Virtually everyone can be found online today. For job searchers, this is a good thing. Searching and applying for jobs online is probably the most effective way to spread your resume around to different potential employers in an efficient manner. You can find hirers, and hirers can find you. Another effective aspect of online job searching is networking, specifically networking and applying through social media. Job searchers likely know that networking is one of the keys to landing a career job, but knowing how, and where, to spend your online networking efforts is vital.

Social Sites

Most everyone is familiar with the most popular social media sites like Facebook, Twitter, and Instagram. Using these sites for job searching and networking purposes is much different than using them for regular social media. The first priority when job searching through popular social media sites is cleaning up your profile. Job searchers should audit every comment, picture, and post to ensure nothing can be seen as inappropriate by employers. If you wouldn’t say it or show it in an interview, remove it from your profile.

Every job searcher and every career professional in general should be using LinkedIn. LinkedIn is essentially the working professional version of Facebook. Your LinkedIn profile should be comprised of your resume, a professional looking picture, a short bio, and a brief summary or list of your skills. Users can apply directly for jobs on a company’s LinkedIn profile, as well as make connections with other professionals in their field. One of the most attractive things about LinkedIn for job searchers is the ability to see who has viewed your profile. This lets you know if employers are considering your application and also lets you know to whom who you can address your follow-up emails.

A good idea is to aggregate all of your social media profiles so that you can efficiently search for jobs across all platforms. Many various sites and apps like Career Arc exist for the sole purpose of social media recruiting. There are even career-specific sites that will help you narrow your search further.

Career Dependent

Certain sites you can use for job searching will depend upon the career you’re going into. For creative-focused seekers, Behance and other portfolio sites like it will prove helpful. Employers and other creatives can view your work and provide comments. For healthcare professionals, sites like Medzilla allow you to view industry-specific job openings. There are numerous specified job sites like these for virtually all industries.

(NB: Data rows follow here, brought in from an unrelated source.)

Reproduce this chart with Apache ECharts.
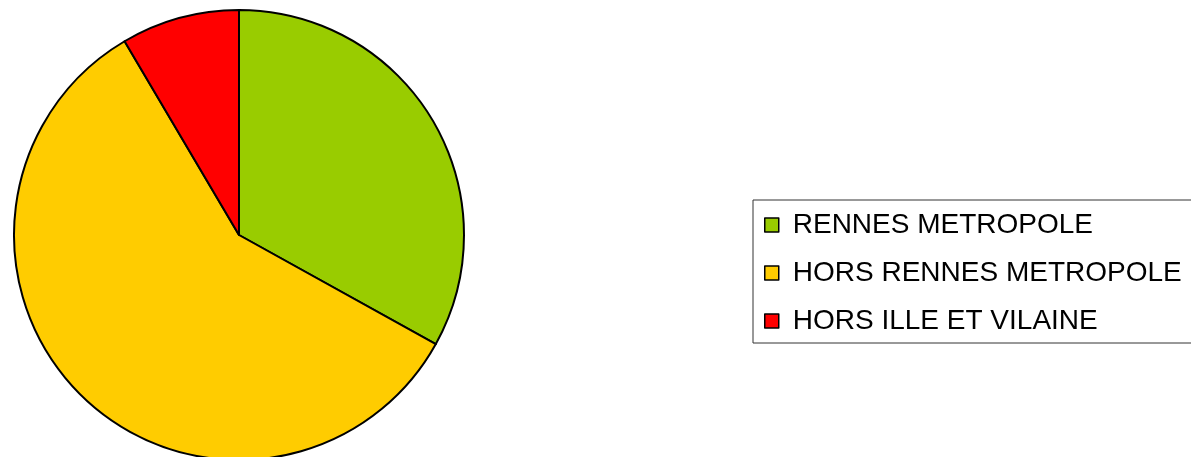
<!DOCTYPE html>
<html><head><meta charset="utf-8">
<script src="https://cdn.jsdelivr.net/npm/echarts@6/dist/echarts.min.js"></script>
<style>html,body{margin:0;padding:0;background:#fff}#c{width:1191px;height:457px}</style>
</head><body><div id="c"></div>
<script>
const categories = ['RENNES METROPOLE', 'HORS RENNES METROPOLE', 'HORS ILLE ET VILAINE'];
const values = [33.05, 58.46, 8.49];
const colors = ['#99cc00', '#ffcc00', '#ff0000'];

const chart = echarts.init(document.getElementById('c'), null, {renderer: 'canvas'});
chart.setOption({
  animation: false,
  backgroundColor: '#fff',
  legend: {
    orient: 'vertical',
    left: 753,
    top: 200,
    padding: [11, 60, 8, 11],
    borderColor: '#333',
    borderWidth: 1,
    itemWidth: 14,
    itemHeight: 14,
    itemGap: 20,
    icon: 'rect',
    itemStyle: {borderColor: '#000', borderWidth: 1.5},
    textStyle: {fontFamily: 'Liberation Sans', fontSize: 28, color: '#000', lineHeight: 28, padding: [0, 0, 0, 9]},
    data: categories
  },
  series: [{
    type: 'pie',
    center: [239, 235],
    radius: 225,
    startAngle: 90,
    clockwise: true,
    label: {show: false},
    labelLine: {show: false},
    emphasis: {disabled: true},
    itemStyle: {borderColor: '#000', borderWidth: 2},
    data: categories.map((n, i) => ({name: n, value: values[i], itemStyle: {color: colors[i]}}))
  }]
});
</script></body></html>
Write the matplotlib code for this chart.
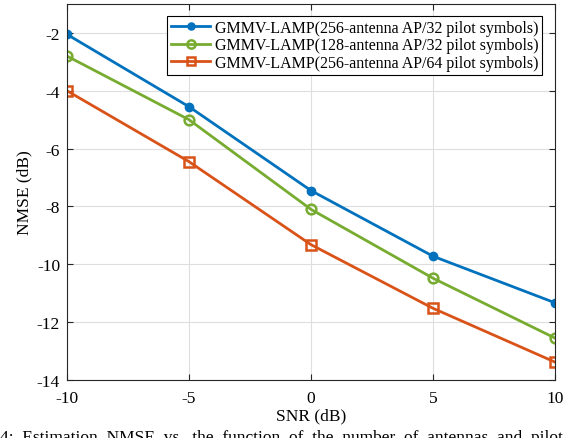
import numpy as np
import matplotlib.pyplot as plt

plt.rcParams['font.family'] = ['Liberation Serif', 'DejaVu Serif']
plt.rcParams['axes.unicode_minus'] = False

# NMSE (dB) versus SNR for the three antenna / pilot setups
snr = [-10, -5, 0, 5, 10]
nmse_256_32 = [-2.05, -4.55, -7.45, -9.72, -11.33]
nmse_128_32 = [-2.8, -5.0, -8.1, -10.48, -12.55]
nmse_256_64 = [-4.0, -6.45, -9.32, -11.52, -13.38]
labels = ['GMMV-LAMP(256-antenna AP/32 pilot symbols)',
          'GMMV-LAMP(128-antenna AP/32 pilot symbols)',
          'GMMV-LAMP(256-antenna AP/64 pilot symbols)']

fig = plt.figure(figsize=(5.8, 4.39), dpi=100)
ax = fig.add_axes([0.1155, 0.132, 0.8415, 0.8566])

ax.plot(snr, nmse_256_32, color='#0072BD', lw=2, marker='o', ms=6,
        label=labels[0])
ax.plot(snr, nmse_128_32, color='#77AC30', lw=2, marker='o', ms=7,
        mfc='none', mew=1.8, label=labels[1])
ax.plot(snr, nmse_256_64, color='#D95319', lw=2, marker='s', ms=6.5,
        mfc='none', mew=1.8, label=labels[2])

ax.set_xlim(-10, 10)
ax.set_ylim(-14, -1)
ax.set_xticks([-10, -5, 0, 5, 10])
ax.set_yticks([-14, -12, -10, -8, -6, -4, -2])
ax.grid(True, color='#dedede', lw=0.8)
ax.tick_params(direction='in', top=True, right=True, labelsize=12.5,
               length=4, color='#262626')
ax.tick_params(axis='x', pad=7)
ax.tick_params(axis='y', pad=5)
for sp in ax.spines.values():
    sp.set_color('#262626')
    sp.set_linewidth(0.8)

ax.set_xlabel('SNR (dB)', fontsize=12.5, labelpad=1)
ax.set_ylabel('NMSE (dB)', fontsize=12.5, labelpad=3)

leg = ax.legend(loc='upper right', fontsize=11.5, frameon=True, fancybox=False,
                edgecolor='black', framealpha=1, borderpad=0.25,
                labelspacing=0.1, handlelength=2.4, handletextpad=0.3,
                markerscale=0.85, borderaxespad=0.5,
                bbox_to_anchor=(0.99, 0.99))
leg.get_frame().set_linewidth(0.8)

fig.text(0.0, -0.016, '4:  Estimation  NMSE  vs.  the  function  of  the  number  of  antennas  and  pilot',
         fontsize=12.5, ha='left', va='bottom')

fig.savefig('out.png', dpi=100)
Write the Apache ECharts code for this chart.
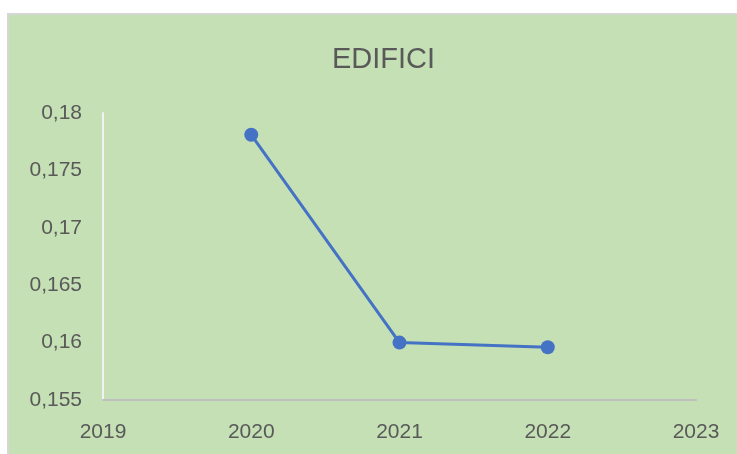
<!DOCTYPE html>
<html>
<head>
<meta charset="utf-8">
<script src="https://cdn.jsdelivr.net/npm/echarts@6/dist/echarts.min.js"></script>
<style>
  html, body { margin: 0; padding: 0; background: #ffffff; }
  #wrap { position: relative; width: 737px; height: 454px; overflow: hidden; }
  #panel { position: absolute; left: 7px; top: 13px; width: 730px; height: 441px;
           background: #C5E0B4; border-top: 2px solid #D6D6D6; border-left: 2px solid #D6D6D6; box-sizing: border-box; }
  #chart { position: absolute; left: 0; top: 0; width: 737px; height: 454px; }
</style>
</head>
<body>
<div id="wrap">
  <div id="panel"></div>
  <div id="chart"></div>
</div>
<script>
const titleText = 'EDIFICI';
const years = [2020, 2021, 2022];
const values = [0.1781, 0.1600, 0.1596];
const xMin = 2019, xMax = 2023, xStep = 1;
const yMin = 0.155, yMax = 0.18, yStep = 0.005;

const chart = echarts.init(document.getElementById('chart'), null, { renderer: 'canvas' });
const font = '"Liberation Sans", Arial, sans-serif';
chart.setOption({
  backgroundColor: 'transparent',
  animation: false,
  title: {
    text: titleText,
    left: 327, top: 40,
    textStyle: { fontFamily: font, fontSize: 29, fontWeight: 'normal', color: '#595959' }
  },
  grid: { left: 103, right: 41, top: 113, bottom: 54 },
  xAxis: {
    type: 'value', min: xMin, max: xMax, interval: xStep,
    axisLine: { show: true, onZero: false, lineStyle: { color: '#BFBFBF', width: 2 } },
    axisTick: { show: false },
    splitLine: { show: false },
    axisLabel: { margin: 22, fontFamily: font, fontSize: 21, color: '#595959',
                 formatter: v => String(v) }
  },
  yAxis: {
    type: 'value', min: yMin, max: yMax, interval: yStep,
    axisLine: { show: true, lineStyle: { color: '#F2F2F2', width: 2 } },
    axisTick: { show: false },
    splitLine: { show: false },
    axisLabel: { margin: 21, fontFamily: font, fontSize: 21, color: '#595959',
                 formatter: v => parseFloat(v.toFixed(4)).toString().replace('.', ',') }
  },
  series: [{
    type: 'line',
    data: years.map((y, i) => [y, values[i]]),
    symbol: 'circle', symbolSize: 14,
    lineStyle: { color: '#4472C4', width: 3 },
    itemStyle: { color: '#4472C4' }
  }]
});
</script>
</body>
</html>
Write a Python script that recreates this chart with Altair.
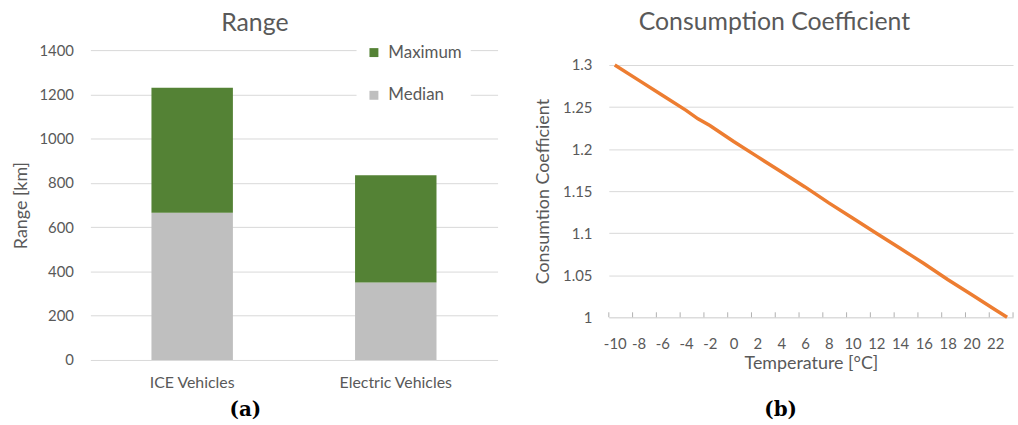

For anyone with any kind of professional portfolio or body of work, it is a good idea to create your own personal website specifically to show your work to employers. Simple website building sites like Wix or Squarespace allow anyone to create professional looking website for free. There are also a number of sites for hiring web designers to create sites for you. The more work you put out there, the better your chances are of employers taking notice.


Letting your social networks know you are job searching can be a delicate matter. Posting or tweeting an announcement on Facebook or Twitter isn’t always the best method, especially if you currently have a job and don’t want your employer to know you’re searching. Instead, send personalized, professional messages to connections informing them you are on the job hunt and would appreciate any connections or references they could provide. Personal messages on Facebook, LinkedIn, and Twitter are far more likely to elicit responses than general posts or tweets for everyone to see. In these personal messages, include links to your website, portfolio, resume, or any other valuable information to your job search. If you do not already know the person you’re messaging, write the message like you would a cover letter, only much more condensed. Introduce yourself, briefly explain you’re on the job hunt, and politely ask if they would be willing to lend you some connections or advice.

Job searchers should spend at least an hour a day looking for job openings and potential connections on social media. The old phrase “It’s not what you know, it’s who you know,” is extremely relevant in the job hunt. Far too often searchers only spend their time filling out online applications instead of trying to make connections with people at the company with an opening. Remember that all you need is a little help to get your foot in the door. The rest is on you.